##### Recorded information #####
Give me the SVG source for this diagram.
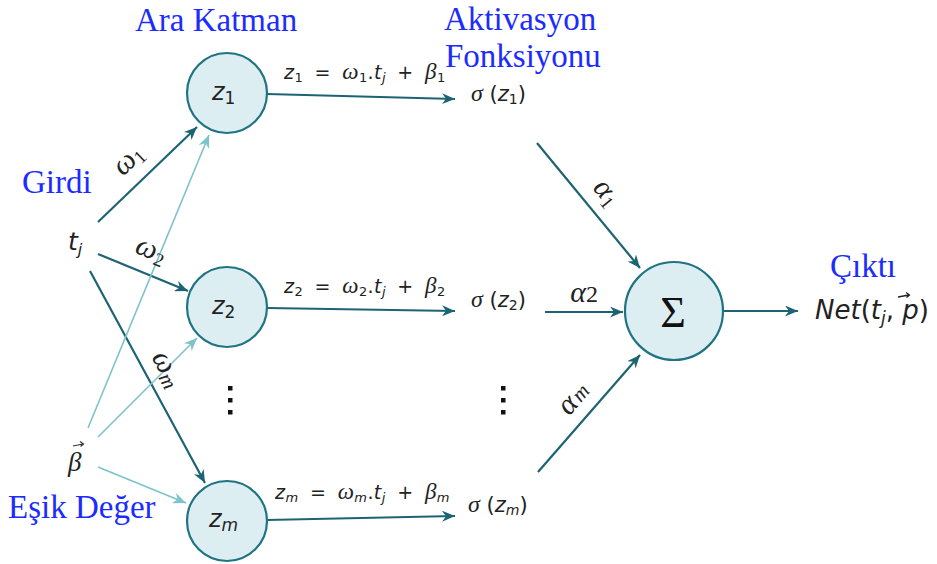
<svg xmlns="http://www.w3.org/2000/svg" width="937" height="564" viewBox="0 0 937 564">
<defs>
<marker id="ad" markerUnits="userSpaceOnUse" markerWidth="15" markerHeight="11" refX="13" refY="5.5" orient="auto"><path d="M0,0 L13,5.5 L0,11 L4,5.5 z" fill="#1c6473"/></marker>
<marker id="al" markerUnits="userSpaceOnUse" markerWidth="15" markerHeight="11" refX="13" refY="5.5" orient="auto"><path d="M0,0 L13,5.5 L0,11 L4,5.5 z" fill="#7cc3cb"/></marker>
<style>
.title{font-family:"Liberation Serif",serif;font-size:33px;fill:#1c2cff}
.node{fill:#ddeef2;stroke:#1f7383;stroke-width:2.2}
.dk{stroke:#1c6473;stroke-width:2.2;fill:none;marker-end:url(#ad)}
.lt{stroke:#7cc3cb;stroke-width:1.6;fill:none;marker-end:url(#al)}
.m{font-family:"DejaVu Sans","Liberation Sans",sans-serif;fill:#222}
.eq{word-spacing:5px;letter-spacing:0.4px}
.g{font-family:"Liberation Serif",serif;font-style:italic;fill:#222}
.i{font-style:italic}
.dots{fill:#111}
</style>
</defs>
<g id="titles">
<text class="title" x="135" y="31">Ara Katman</text>
<text class="title" x="444" y="30">Aktivasyon</text>
<text class="title" x="445" y="67">Fonksiyonu</text>
<text class="title" x="22" y="193">Girdi</text>
<text class="title" x="8" y="518">Eşik Değer</text>
<text class="title" x="830" y="277">Çıktı</text>
</g>
<g id="connectors">
<line class="dk" x1="98" y1="222" x2="197" y2="127"/>
<line class="dk" x1="98" y1="254" x2="188" y2="291"/>
<line class="dk" x1="90" y1="271" x2="205" y2="483"/>
<line class="lt" x1="88" y1="428" x2="209" y2="135"/>
<line class="lt" x1="98" y1="437" x2="197" y2="338"/>
<line class="lt" x1="98" y1="467" x2="186" y2="503"/>
<line class="dk" x1="267" y1="94" x2="455" y2="99"/>
<line class="dk" x1="267" y1="308" x2="455" y2="311"/>
<line class="dk" x1="267" y1="520" x2="455" y2="516"/>
<line class="dk" x1="537" y1="143" x2="640" y2="268"/>
<line class="dk" x1="545" y1="312" x2="623" y2="312"/>
<line class="dk" x1="538" y1="472" x2="640" y2="355"/>
<line class="dk" x1="723" y1="311" x2="798" y2="311"/>
</g>
<g id="weights">
<text class="g" font-size="30" transform="translate(134,166) rotate(-44)" text-anchor="middle">ω<tspan font-style="normal" font-size="19" dy="4">1</tspan></text>
<text class="g" font-size="30" transform="translate(148,258) rotate(22)" text-anchor="middle">ω<tspan font-size="19" font-style="normal" dy="4">2</tspan></text>
<text class="g" font-size="30" transform="translate(160,373) rotate(61.5)" text-anchor="middle">ω<tspan font-size="21" dy="4">m</tspan></text>
<text class="g" font-size="30" transform="translate(600,198) rotate(50.5)" text-anchor="middle">α<tspan font-style="normal" font-size="19" dy="4">1</tspan></text>
<text class="g" font-size="30" x="584" y="302" text-anchor="middle">α<tspan font-style="normal" font-size="24">2</tspan></text>
<text class="g" font-size="30" transform="translate(580,404) rotate(-49)" text-anchor="middle">α<tspan font-size="21" dx="2">m</tspan></text>
</g>
<g id="input-t">
<text class="m" x="68" y="250" font-size="25"><tspan class="i">t</tspan><tspan class="i" font-size="16" dy="5">j</tspan></text>
</g>
<g id="input-beta">
<text class="g" x="68" y="471" font-size="27">β</text>
<path d="M73,446 L83,444 M80,441.5 L83.5,444 L80.5,446.5" stroke="#333" stroke-width="1.2" fill="none"/>
</g>
<g id="node-z1">
<circle class="node" cx="227" cy="93" r="40"/>
<text class="m" x="212" y="100" font-size="24"><tspan class="i">z</tspan><tspan font-size="17" dy="4">1</tspan></text>
</g>
<g id="node-z2">
<circle class="node" cx="227" cy="307" r="40"/>
<text class="m" x="212" y="314" font-size="24"><tspan class="i">z</tspan><tspan font-size="17" dy="4">2</tspan></text>
</g>
<g id="node-zm">
<circle class="node" cx="227" cy="521" r="40"/>
<text class="m" x="209" y="527" font-size="24"><tspan class="i">z</tspan><tspan class="i" font-size="17" dy="4">m</tspan></text>
</g>
<g id="node-sum">
<circle class="node" cx="674" cy="311" r="49"/>
<text x="673" y="327" font-family="Liberation Serif,serif" font-size="44" text-anchor="middle" fill="#111">Σ</text>
</g>
<g id="equations">
<text class="m eq" x="284" y="79" font-size="19"><tspan class="i">z</tspan><tspan font-size="13" dy="3">1</tspan><tspan dy="-3"> = </tspan><tspan class="g" font-size="23">ω</tspan><tspan font-size="13" dy="3">1</tspan><tspan dy="-3">.</tspan><tspan class="i">t</tspan><tspan class="i" font-size="13" dy="3">j</tspan><tspan dy="-3"> + </tspan><tspan class="g" font-size="23">β</tspan><tspan font-size="13" dy="3">1</tspan></text>
<text class="m eq" x="284" y="293" font-size="19"><tspan class="i">z</tspan><tspan font-size="13" dy="3">2</tspan><tspan dy="-3"> = </tspan><tspan class="g" font-size="23">ω</tspan><tspan font-size="13" dy="3">2</tspan><tspan dy="-3">.</tspan><tspan class="i">t</tspan><tspan class="i" font-size="13" dy="3">j</tspan><tspan dy="-3"> + </tspan><tspan class="g" font-size="23">β</tspan><tspan font-size="13" dy="3">2</tspan></text>
<text class="m eq" x="275" y="499" font-size="19"><tspan class="i">z</tspan><tspan class="i" font-size="13" dy="3">m</tspan><tspan dy="-3"> = </tspan><tspan class="g" font-size="23">ω</tspan><tspan class="i" font-size="13" dy="3">m</tspan><tspan dy="-3">.</tspan><tspan class="i">t</tspan><tspan class="i" font-size="13" dy="3">j</tspan><tspan dy="-3"> + </tspan><tspan class="g" font-size="23">β</tspan><tspan class="i" font-size="13" dy="3">m</tspan></text>
</g>
<g id="activations">
<text class="m" x="471" y="101" font-size="21"><tspan class="g" font-size="24">σ</tspan> (<tspan class="i">z</tspan><tspan font-size="14" dy="3">1</tspan><tspan dy="-3">)</tspan></text>
<text class="m" x="471" y="307" font-size="21"><tspan class="g" font-size="24">σ</tspan> (<tspan class="i">z</tspan><tspan font-size="14" dy="3">2</tspan><tspan dy="-3">)</tspan></text>
<text class="m" x="468" y="512" font-size="21"><tspan class="g" font-size="24">σ</tspan> (<tspan class="i">z</tspan><tspan class="i" font-size="14" dy="3">m</tspan><tspan dy="-3">)</tspan></text>
</g>
<g id="output">
<text class="m" x="815" y="319" font-size="26"><tspan class="i">Net</tspan>(<tspan class="i">t</tspan><tspan class="i" font-size="17" dy="5">j</tspan><tspan dy="-5">, </tspan><tspan class="i">p</tspan>)</text>
<path d="M898,297 L909,295 M906,292.5 L909.5,295 L906.5,297.5" stroke="#222" stroke-width="1.3" fill="none"/>
</g>
<g id="ellipsis">
<rect class="dots" x="228" y="386" width="4.5" height="4.5"/>
<rect class="dots" x="228" y="398" width="4.5" height="4.5"/>
<rect class="dots" x="228" y="410" width="4.5" height="4.5"/>
<rect class="dots" x="501" y="386" width="4.5" height="4.5"/>
<rect class="dots" x="501" y="398" width="4.5" height="4.5"/>
<rect class="dots" x="501" y="410" width="4.5" height="4.5"/>
</g>
</svg>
#####
(Directions): Without the pictures, write out the whole listing above exactly as it appears.

(Task result):
Give me the SVG source for this diagram.
<svg xmlns="http://www.w3.org/2000/svg" width="937" height="564" viewBox="0 0 937 564">
<defs>
<marker id="ad" markerUnits="userSpaceOnUse" markerWidth="15" markerHeight="11" refX="13" refY="5.5" orient="auto"><path d="M0,0 L13,5.5 L0,11 L4,5.5 z" fill="#1c6473"/></marker>
<marker id="al" markerUnits="userSpaceOnUse" markerWidth="15" markerHeight="11" refX="13" refY="5.5" orient="auto"><path d="M0,0 L13,5.5 L0,11 L4,5.5 z" fill="#7cc3cb"/></marker>
<style>
.title{font-family:"Liberation Serif",serif;font-size:33px;fill:#1c2cff}
.node{fill:#ddeef2;stroke:#1f7383;stroke-width:2.2}
.dk{stroke:#1c6473;stroke-width:2.2;fill:none;marker-end:url(#ad)}
.lt{stroke:#7cc3cb;stroke-width:1.6;fill:none;marker-end:url(#al)}
.m{font-family:"DejaVu Sans","Liberation Sans",sans-serif;fill:#222}
.eq{word-spacing:5px;letter-spacing:0.4px}
.g{font-family:"Liberation Serif",serif;font-style:italic;fill:#222}
.i{font-style:italic}
.dots{fill:#111}
</style>
</defs>
<g id="titles">
<text class="title" x="135" y="31">Ara Katman</text>
<text class="title" x="444" y="30">Aktivasyon</text>
<text class="title" x="445" y="67">Fonksiyonu</text>
<text class="title" x="22" y="193">Girdi</text>
<text class="title" x="8" y="518">Eşik Değer</text>
<text class="title" x="830" y="277">Çıktı</text>
</g>
<g id="connectors">
<line class="dk" x1="98" y1="222" x2="197" y2="127"/>
<line class="dk" x1="98" y1="254" x2="188" y2="291"/>
<line class="dk" x1="90" y1="271" x2="205" y2="483"/>
<line class="lt" x1="88" y1="428" x2="209" y2="135"/>
<line class="lt" x1="98" y1="437" x2="197" y2="338"/>
<line class="lt" x1="98" y1="467" x2="186" y2="503"/>
<line class="dk" x1="267" y1="94" x2="455" y2="99"/>
<line class="dk" x1="267" y1="308" x2="455" y2="311"/>
<line class="dk" x1="267" y1="520" x2="455" y2="516"/>
<line class="dk" x1="537" y1="143" x2="640" y2="268"/>
<line class="dk" x1="545" y1="312" x2="623" y2="312"/>
<line class="dk" x1="538" y1="472" x2="640" y2="355"/>
<line class="dk" x1="723" y1="311" x2="798" y2="311"/>
</g>
<g id="weights">
<text class="g" font-size="30" transform="translate(134,166) rotate(-44)" text-anchor="middle">ω<tspan font-style="normal" font-size="19" dy="4">1</tspan></text>
<text class="g" font-size="30" transform="translate(148,258) rotate(22)" text-anchor="middle">ω<tspan font-size="19" font-style="normal" dy="4">2</tspan></text>
<text class="g" font-size="30" transform="translate(160,373) rotate(61.5)" text-anchor="middle">ω<tspan font-size="21" dy="4">m</tspan></text>
<text class="g" font-size="30" transform="translate(600,198) rotate(50.5)" text-anchor="middle">α<tspan font-style="normal" font-size="19" dy="4">1</tspan></text>
<text class="g" font-size="30" x="584" y="302" text-anchor="middle">α<tspan font-style="normal" font-size="24">2</tspan></text>
<text class="g" font-size="30" transform="translate(580,404) rotate(-49)" text-anchor="middle">α<tspan font-size="21" dx="2">m</tspan></text>
</g>
<g id="input-t">
<text class="m" x="68" y="250" font-size="25"><tspan class="i">t</tspan><tspan class="i" font-size="16" dy="5">j</tspan></text>
</g>
<g id="input-beta">
<text class="g" x="68" y="471" font-size="27">β</text>
<path d="M73,446 L83,444 M80,441.5 L83.5,444 L80.5,446.5" stroke="#333" stroke-width="1.2" fill="none"/>
</g>
<g id="node-z1">
<circle class="node" cx="227" cy="93" r="40"/>
<text class="m" x="212" y="100" font-size="24"><tspan class="i">z</tspan><tspan font-size="17" dy="4">1</tspan></text>
</g>
<g id="node-z2">
<circle class="node" cx="227" cy="307" r="40"/>
<text class="m" x="212" y="314" font-size="24"><tspan class="i">z</tspan><tspan font-size="17" dy="4">2</tspan></text>
</g>
<g id="node-zm">
<circle class="node" cx="227" cy="521" r="40"/>
<text class="m" x="209" y="527" font-size="24"><tspan class="i">z</tspan><tspan class="i" font-size="17" dy="4">m</tspan></text>
</g>
<g id="node-sum">
<circle class="node" cx="674" cy="311" r="49"/>
<text x="673" y="327" font-family="Liberation Serif,serif" font-size="44" text-anchor="middle" fill="#111">Σ</text>
</g>
<g id="equations">
<text class="m eq" x="284" y="79" font-size="19"><tspan class="i">z</tspan><tspan font-size="13" dy="3">1</tspan><tspan dy="-3"> = </tspan><tspan class="g" font-size="23">ω</tspan><tspan font-size="13" dy="3">1</tspan><tspan dy="-3">.</tspan><tspan class="i">t</tspan><tspan class="i" font-size="13" dy="3">j</tspan><tspan dy="-3"> + </tspan><tspan class="g" font-size="23">β</tspan><tspan font-size="13" dy="3">1</tspan></text>
<text class="m eq" x="284" y="293" font-size="19"><tspan class="i">z</tspan><tspan font-size="13" dy="3">2</tspan><tspan dy="-3"> = </tspan><tspan class="g" font-size="23">ω</tspan><tspan font-size="13" dy="3">2</tspan><tspan dy="-3">.</tspan><tspan class="i">t</tspan><tspan class="i" font-size="13" dy="3">j</tspan><tspan dy="-3"> + </tspan><tspan class="g" font-size="23">β</tspan><tspan font-size="13" dy="3">2</tspan></text>
<text class="m eq" x="275" y="499" font-size="19"><tspan class="i">z</tspan><tspan class="i" font-size="13" dy="3">m</tspan><tspan dy="-3"> = </tspan><tspan class="g" font-size="23">ω</tspan><tspan class="i" font-size="13" dy="3">m</tspan><tspan dy="-3">.</tspan><tspan class="i">t</tspan><tspan class="i" font-size="13" dy="3">j</tspan><tspan dy="-3"> + </tspan><tspan class="g" font-size="23">β</tspan><tspan class="i" font-size="13" dy="3">m</tspan></text>
</g>
<g id="activations">
<text class="m" x="471" y="101" font-size="21"><tspan class="g" font-size="24">σ</tspan> (<tspan class="i">z</tspan><tspan font-size="14" dy="3">1</tspan><tspan dy="-3">)</tspan></text>
<text class="m" x="471" y="307" font-size="21"><tspan class="g" font-size="24">σ</tspan> (<tspan class="i">z</tspan><tspan font-size="14" dy="3">2</tspan><tspan dy="-3">)</tspan></text>
<text class="m" x="468" y="512" font-size="21"><tspan class="g" font-size="24">σ</tspan> (<tspan class="i">z</tspan><tspan class="i" font-size="14" dy="3">m</tspan><tspan dy="-3">)</tspan></text>
</g>
<g id="output">
<text class="m" x="815" y="319" font-size="26"><tspan class="i">Net</tspan>(<tspan class="i">t</tspan><tspan class="i" font-size="17" dy="5">j</tspan><tspan dy="-5">, </tspan><tspan class="i">p</tspan>)</text>
<path d="M898,297 L909,295 M906,292.5 L909.5,295 L906.5,297.5" stroke="#222" stroke-width="1.3" fill="none"/>
</g>
<g id="ellipsis">
<rect class="dots" x="228" y="386" width="4.5" height="4.5"/>
<rect class="dots" x="228" y="398" width="4.5" height="4.5"/>
<rect class="dots" x="228" y="410" width="4.5" height="4.5"/>
<rect class="dots" x="501" y="386" width="4.5" height="4.5"/>
<rect class="dots" x="501" y="398" width="4.5" height="4.5"/>
<rect class="dots" x="501" y="410" width="4.5" height="4.5"/>
</g>
</svg>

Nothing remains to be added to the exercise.